▼

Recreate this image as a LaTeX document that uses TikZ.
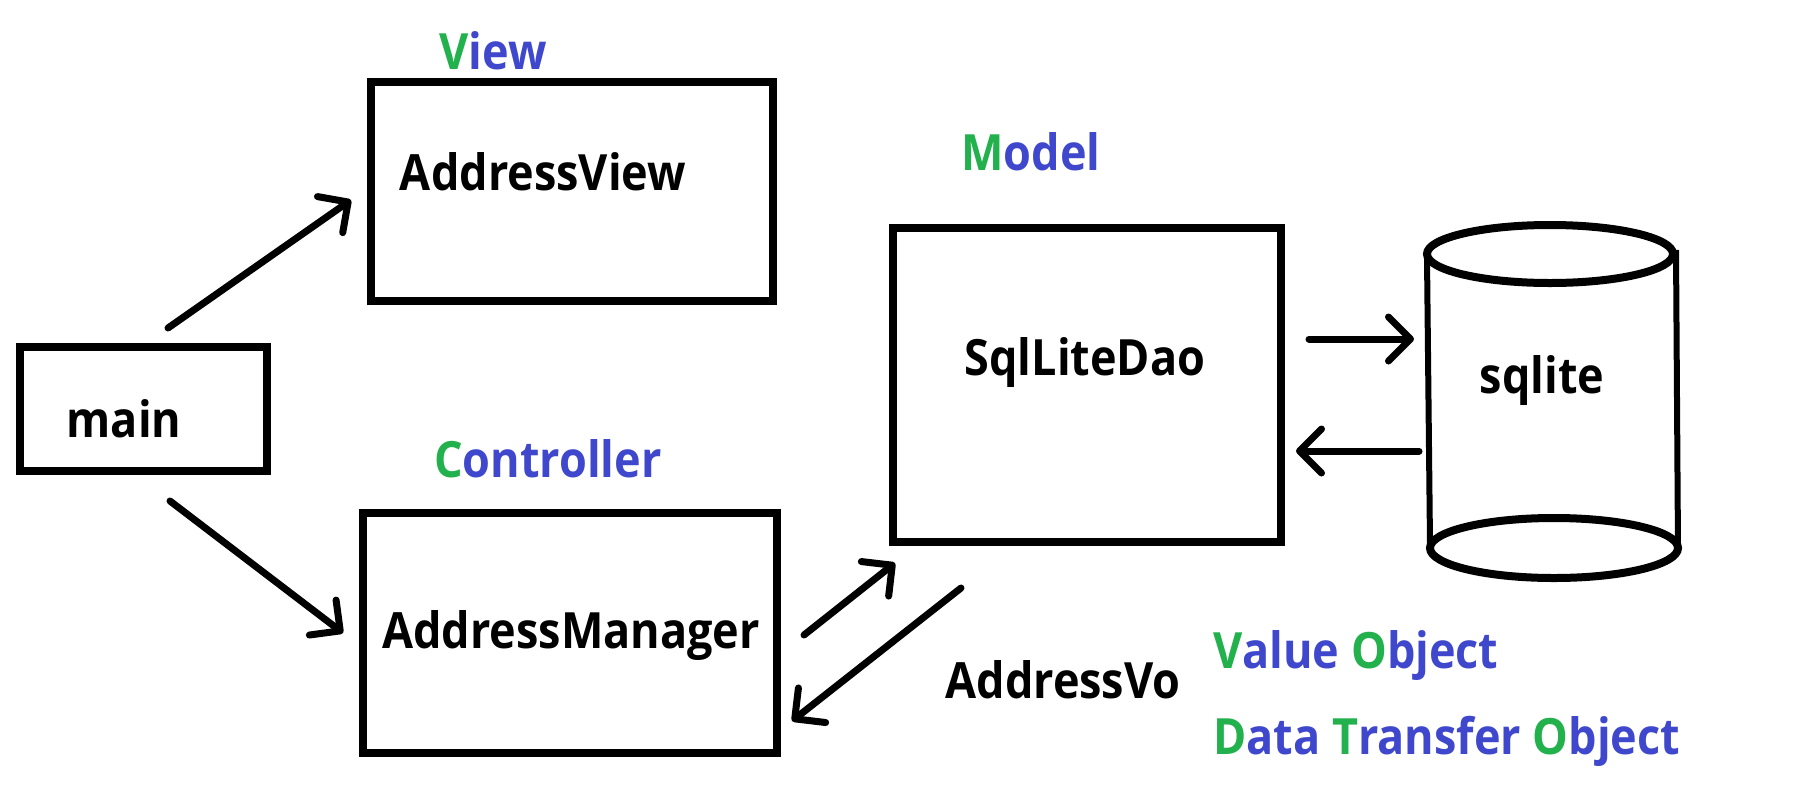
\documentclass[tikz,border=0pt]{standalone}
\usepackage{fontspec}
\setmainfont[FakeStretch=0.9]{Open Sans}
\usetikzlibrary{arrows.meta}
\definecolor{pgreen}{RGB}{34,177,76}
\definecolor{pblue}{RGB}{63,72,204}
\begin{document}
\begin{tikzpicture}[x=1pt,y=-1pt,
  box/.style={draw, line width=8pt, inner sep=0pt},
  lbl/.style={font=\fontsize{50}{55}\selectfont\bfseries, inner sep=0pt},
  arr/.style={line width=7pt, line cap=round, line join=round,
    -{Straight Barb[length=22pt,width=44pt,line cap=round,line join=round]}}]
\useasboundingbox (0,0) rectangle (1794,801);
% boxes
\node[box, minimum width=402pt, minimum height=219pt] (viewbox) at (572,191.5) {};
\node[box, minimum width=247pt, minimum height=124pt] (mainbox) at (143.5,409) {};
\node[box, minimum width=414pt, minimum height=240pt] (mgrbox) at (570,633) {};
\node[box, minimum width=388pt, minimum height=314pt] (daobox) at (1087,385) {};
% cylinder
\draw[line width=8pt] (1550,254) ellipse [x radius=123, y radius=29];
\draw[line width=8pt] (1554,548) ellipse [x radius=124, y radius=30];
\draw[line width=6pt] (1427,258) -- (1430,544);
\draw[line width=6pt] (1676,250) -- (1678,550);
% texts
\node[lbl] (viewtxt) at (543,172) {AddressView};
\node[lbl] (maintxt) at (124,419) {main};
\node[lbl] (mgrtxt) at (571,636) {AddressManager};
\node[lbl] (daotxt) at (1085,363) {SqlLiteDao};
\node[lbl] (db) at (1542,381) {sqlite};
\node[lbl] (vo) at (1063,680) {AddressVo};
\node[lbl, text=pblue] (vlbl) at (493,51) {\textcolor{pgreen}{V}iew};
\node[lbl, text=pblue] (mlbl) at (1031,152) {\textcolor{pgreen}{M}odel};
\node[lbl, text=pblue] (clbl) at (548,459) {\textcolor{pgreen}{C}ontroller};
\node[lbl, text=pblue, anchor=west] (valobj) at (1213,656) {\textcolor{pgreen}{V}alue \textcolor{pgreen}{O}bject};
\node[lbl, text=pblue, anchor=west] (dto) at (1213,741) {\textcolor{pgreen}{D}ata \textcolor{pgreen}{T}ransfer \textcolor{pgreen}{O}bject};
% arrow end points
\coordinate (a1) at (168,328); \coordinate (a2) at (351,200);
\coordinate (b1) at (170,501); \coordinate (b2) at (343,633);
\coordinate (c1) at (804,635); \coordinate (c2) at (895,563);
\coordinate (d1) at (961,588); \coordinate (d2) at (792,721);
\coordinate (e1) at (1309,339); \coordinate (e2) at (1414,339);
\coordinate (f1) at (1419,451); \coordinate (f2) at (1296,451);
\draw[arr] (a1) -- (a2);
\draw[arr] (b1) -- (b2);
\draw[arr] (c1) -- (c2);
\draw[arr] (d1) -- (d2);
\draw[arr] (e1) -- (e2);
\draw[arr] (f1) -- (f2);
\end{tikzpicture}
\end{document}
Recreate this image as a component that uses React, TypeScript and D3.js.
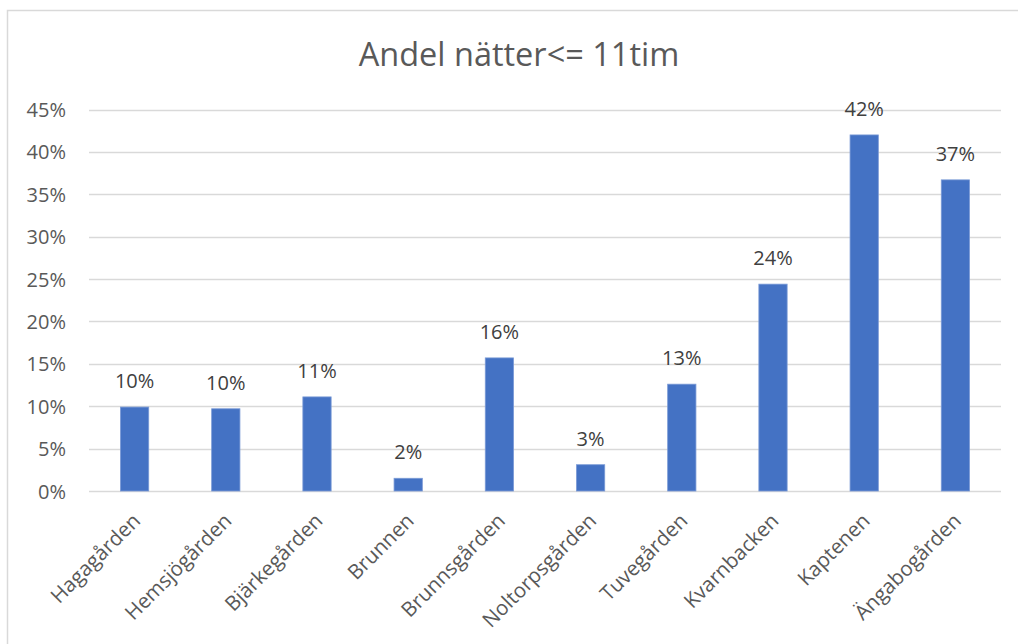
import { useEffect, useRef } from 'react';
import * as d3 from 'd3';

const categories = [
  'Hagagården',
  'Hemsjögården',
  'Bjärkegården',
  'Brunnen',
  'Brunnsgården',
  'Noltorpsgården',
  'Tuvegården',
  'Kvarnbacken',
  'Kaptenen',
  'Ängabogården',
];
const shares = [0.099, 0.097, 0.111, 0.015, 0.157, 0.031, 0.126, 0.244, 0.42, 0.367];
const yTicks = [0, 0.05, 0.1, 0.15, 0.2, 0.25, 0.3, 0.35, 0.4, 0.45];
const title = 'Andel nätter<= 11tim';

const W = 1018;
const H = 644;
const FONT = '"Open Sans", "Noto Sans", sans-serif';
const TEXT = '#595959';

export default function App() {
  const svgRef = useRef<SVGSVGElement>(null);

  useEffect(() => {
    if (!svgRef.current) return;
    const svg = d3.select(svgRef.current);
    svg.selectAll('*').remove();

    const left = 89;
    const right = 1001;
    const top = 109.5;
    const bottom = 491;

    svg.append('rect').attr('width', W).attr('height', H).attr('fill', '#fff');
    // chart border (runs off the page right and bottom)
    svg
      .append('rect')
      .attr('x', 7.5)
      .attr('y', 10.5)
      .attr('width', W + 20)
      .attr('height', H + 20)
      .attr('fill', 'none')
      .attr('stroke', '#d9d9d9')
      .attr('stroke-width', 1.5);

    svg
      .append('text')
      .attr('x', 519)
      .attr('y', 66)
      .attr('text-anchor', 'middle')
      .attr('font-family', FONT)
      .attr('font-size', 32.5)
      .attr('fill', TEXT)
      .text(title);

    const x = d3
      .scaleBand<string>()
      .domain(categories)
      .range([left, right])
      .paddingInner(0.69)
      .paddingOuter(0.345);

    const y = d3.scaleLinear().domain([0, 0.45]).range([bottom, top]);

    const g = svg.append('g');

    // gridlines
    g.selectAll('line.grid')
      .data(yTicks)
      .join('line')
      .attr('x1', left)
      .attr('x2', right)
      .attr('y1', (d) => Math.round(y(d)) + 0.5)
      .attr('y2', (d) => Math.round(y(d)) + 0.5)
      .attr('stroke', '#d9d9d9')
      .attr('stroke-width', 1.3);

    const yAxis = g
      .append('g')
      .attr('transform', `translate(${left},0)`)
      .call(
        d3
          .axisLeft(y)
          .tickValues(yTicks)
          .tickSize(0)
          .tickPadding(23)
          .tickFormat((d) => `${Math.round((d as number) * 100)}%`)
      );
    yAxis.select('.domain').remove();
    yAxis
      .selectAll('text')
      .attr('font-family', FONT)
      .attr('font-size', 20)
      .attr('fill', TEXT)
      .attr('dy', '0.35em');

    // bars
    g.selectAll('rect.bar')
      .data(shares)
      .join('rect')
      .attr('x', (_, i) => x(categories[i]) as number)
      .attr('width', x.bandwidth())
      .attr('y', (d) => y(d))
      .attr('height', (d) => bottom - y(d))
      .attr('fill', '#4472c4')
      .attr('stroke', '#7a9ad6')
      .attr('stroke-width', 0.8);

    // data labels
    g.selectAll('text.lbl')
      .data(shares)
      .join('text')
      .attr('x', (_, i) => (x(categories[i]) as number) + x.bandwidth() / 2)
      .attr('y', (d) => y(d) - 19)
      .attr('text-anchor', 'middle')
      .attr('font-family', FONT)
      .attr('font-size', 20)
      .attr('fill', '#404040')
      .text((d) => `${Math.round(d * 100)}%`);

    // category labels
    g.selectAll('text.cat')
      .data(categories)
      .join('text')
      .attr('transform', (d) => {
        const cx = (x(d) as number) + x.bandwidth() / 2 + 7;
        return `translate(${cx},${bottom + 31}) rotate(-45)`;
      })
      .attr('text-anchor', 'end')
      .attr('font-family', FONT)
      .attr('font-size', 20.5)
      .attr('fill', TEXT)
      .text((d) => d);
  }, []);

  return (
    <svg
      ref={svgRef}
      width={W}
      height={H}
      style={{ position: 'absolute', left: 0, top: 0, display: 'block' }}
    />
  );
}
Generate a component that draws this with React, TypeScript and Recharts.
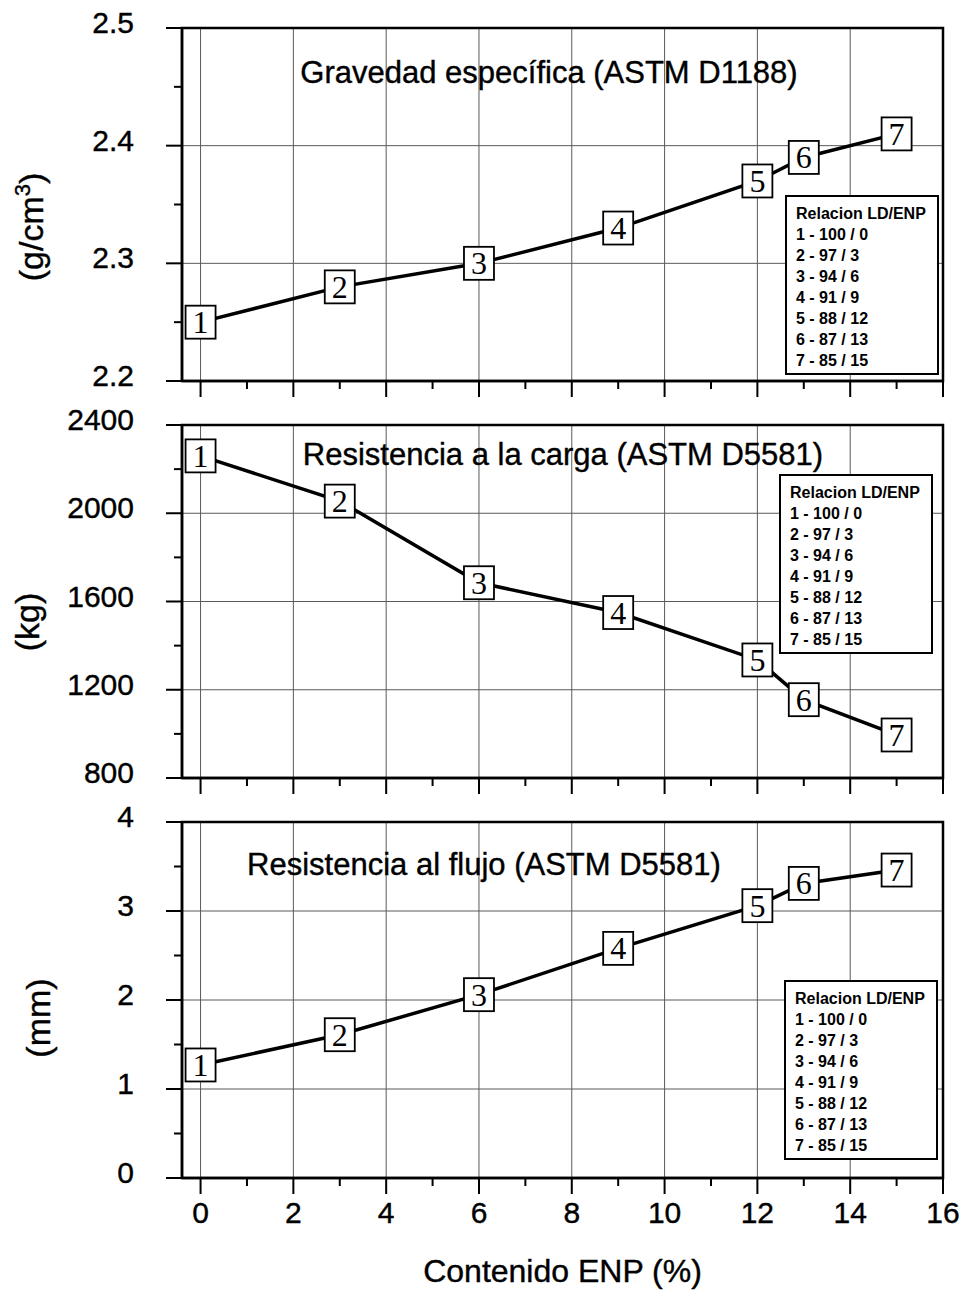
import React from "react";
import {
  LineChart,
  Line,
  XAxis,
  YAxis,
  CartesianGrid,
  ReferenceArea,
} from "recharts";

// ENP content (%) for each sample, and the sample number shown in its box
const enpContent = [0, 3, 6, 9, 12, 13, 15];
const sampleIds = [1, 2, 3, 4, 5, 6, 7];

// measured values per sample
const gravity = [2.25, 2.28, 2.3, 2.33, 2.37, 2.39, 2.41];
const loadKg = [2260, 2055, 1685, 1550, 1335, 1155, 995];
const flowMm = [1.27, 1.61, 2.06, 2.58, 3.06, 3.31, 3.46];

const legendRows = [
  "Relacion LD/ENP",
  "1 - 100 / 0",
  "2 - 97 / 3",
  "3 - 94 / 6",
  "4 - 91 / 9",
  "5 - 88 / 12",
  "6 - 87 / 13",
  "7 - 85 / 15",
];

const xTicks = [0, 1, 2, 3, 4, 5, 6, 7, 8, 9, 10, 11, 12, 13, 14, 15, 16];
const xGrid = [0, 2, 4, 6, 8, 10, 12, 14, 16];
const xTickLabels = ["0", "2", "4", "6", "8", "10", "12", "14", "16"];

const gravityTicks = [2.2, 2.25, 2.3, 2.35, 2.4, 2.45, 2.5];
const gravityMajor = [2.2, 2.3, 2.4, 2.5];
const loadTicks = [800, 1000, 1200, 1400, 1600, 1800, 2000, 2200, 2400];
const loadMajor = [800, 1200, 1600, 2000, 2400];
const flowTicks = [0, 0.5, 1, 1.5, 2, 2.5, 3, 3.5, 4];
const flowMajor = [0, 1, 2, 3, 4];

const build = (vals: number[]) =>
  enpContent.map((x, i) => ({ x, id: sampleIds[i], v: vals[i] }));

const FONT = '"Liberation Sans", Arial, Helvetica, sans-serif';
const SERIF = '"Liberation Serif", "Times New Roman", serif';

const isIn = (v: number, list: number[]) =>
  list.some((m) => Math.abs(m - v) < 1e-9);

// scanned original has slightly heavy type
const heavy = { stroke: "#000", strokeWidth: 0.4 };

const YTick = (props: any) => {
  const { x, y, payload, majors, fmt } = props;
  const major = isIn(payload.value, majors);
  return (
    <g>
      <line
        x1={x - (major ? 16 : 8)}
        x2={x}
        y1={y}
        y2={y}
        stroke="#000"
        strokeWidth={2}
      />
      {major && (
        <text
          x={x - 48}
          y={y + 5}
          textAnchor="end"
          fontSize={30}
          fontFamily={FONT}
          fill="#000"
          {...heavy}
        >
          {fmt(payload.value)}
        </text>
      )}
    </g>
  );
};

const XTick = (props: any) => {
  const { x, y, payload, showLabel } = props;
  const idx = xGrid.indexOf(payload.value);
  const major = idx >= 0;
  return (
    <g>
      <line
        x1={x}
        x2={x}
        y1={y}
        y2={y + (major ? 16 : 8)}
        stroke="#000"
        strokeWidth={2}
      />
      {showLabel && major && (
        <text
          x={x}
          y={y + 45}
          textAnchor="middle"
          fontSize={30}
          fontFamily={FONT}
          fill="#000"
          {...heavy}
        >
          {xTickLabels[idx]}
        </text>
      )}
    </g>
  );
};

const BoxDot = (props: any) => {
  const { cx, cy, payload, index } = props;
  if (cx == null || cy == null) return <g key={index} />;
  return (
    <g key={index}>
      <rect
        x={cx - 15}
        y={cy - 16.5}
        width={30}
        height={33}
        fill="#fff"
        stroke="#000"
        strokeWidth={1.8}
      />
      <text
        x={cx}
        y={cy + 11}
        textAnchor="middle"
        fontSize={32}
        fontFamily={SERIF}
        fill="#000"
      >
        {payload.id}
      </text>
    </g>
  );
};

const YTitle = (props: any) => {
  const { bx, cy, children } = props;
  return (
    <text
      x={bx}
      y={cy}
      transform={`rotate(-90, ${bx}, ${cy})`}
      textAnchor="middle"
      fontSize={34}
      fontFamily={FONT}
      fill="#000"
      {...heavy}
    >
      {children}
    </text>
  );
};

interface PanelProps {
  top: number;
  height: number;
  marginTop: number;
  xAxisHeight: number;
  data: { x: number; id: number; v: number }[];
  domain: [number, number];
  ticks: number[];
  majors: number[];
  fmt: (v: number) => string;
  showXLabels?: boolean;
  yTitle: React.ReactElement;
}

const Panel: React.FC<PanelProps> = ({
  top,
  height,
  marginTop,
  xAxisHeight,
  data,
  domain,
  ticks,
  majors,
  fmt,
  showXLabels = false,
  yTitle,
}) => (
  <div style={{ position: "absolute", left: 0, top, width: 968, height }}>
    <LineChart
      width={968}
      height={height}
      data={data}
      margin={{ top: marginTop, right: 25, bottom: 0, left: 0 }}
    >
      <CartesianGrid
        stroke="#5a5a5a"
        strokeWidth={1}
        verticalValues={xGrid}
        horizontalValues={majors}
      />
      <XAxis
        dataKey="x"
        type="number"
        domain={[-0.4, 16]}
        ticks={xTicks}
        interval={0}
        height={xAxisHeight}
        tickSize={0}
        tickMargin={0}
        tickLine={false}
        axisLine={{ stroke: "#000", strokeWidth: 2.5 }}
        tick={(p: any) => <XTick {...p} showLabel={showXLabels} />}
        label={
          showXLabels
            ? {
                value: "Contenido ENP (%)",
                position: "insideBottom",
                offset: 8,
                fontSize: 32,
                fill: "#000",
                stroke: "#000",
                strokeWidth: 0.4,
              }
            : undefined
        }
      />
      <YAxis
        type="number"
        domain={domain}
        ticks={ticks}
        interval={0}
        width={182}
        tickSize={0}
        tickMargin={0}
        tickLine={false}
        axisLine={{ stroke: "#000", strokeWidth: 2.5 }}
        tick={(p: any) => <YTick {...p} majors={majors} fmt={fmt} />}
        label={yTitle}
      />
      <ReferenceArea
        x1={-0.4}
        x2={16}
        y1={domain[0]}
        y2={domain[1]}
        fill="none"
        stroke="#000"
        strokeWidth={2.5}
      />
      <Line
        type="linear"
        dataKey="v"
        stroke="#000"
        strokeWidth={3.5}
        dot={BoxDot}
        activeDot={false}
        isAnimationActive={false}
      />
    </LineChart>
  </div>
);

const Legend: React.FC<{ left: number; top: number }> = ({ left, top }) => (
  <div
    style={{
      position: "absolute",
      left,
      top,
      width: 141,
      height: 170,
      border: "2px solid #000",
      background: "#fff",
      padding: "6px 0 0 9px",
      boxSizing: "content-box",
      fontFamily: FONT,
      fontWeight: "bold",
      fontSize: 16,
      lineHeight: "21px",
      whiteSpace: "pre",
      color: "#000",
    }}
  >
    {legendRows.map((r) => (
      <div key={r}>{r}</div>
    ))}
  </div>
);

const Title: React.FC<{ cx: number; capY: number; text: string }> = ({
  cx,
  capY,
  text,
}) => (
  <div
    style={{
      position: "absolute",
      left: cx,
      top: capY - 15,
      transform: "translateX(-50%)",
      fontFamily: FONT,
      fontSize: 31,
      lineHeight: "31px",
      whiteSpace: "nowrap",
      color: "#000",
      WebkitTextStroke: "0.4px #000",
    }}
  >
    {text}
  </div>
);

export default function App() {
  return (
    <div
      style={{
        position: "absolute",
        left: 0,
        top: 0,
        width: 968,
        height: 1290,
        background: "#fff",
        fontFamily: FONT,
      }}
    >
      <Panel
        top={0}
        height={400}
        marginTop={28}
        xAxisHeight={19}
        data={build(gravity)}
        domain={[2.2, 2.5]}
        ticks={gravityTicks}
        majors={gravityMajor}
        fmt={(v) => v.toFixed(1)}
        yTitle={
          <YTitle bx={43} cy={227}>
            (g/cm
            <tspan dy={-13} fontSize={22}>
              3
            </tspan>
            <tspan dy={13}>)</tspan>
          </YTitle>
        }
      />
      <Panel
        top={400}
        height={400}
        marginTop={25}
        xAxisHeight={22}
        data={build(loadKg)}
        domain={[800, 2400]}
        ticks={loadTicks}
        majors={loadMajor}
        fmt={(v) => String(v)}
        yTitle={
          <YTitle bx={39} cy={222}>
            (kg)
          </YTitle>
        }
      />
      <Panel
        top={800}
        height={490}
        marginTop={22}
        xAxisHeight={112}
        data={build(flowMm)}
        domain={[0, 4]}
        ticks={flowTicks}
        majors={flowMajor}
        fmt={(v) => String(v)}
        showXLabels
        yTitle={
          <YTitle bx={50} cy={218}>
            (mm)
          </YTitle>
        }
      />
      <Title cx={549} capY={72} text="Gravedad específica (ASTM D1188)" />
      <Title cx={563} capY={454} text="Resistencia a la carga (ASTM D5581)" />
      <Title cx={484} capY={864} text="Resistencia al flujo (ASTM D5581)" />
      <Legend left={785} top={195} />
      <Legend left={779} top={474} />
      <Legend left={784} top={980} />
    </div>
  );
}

▲

**Exercise description:** Copy out, exactly, every line from the one that contains "Recreate this image as a component" through the one that contains "import * as d3 from 'd3';". Pictures stay out of the copy.

**Result:**
Recreate this image as a component that uses React, TypeScript and D3.js.
import { useEffect, useRef } from 'react';
import * as d3 from 'd3';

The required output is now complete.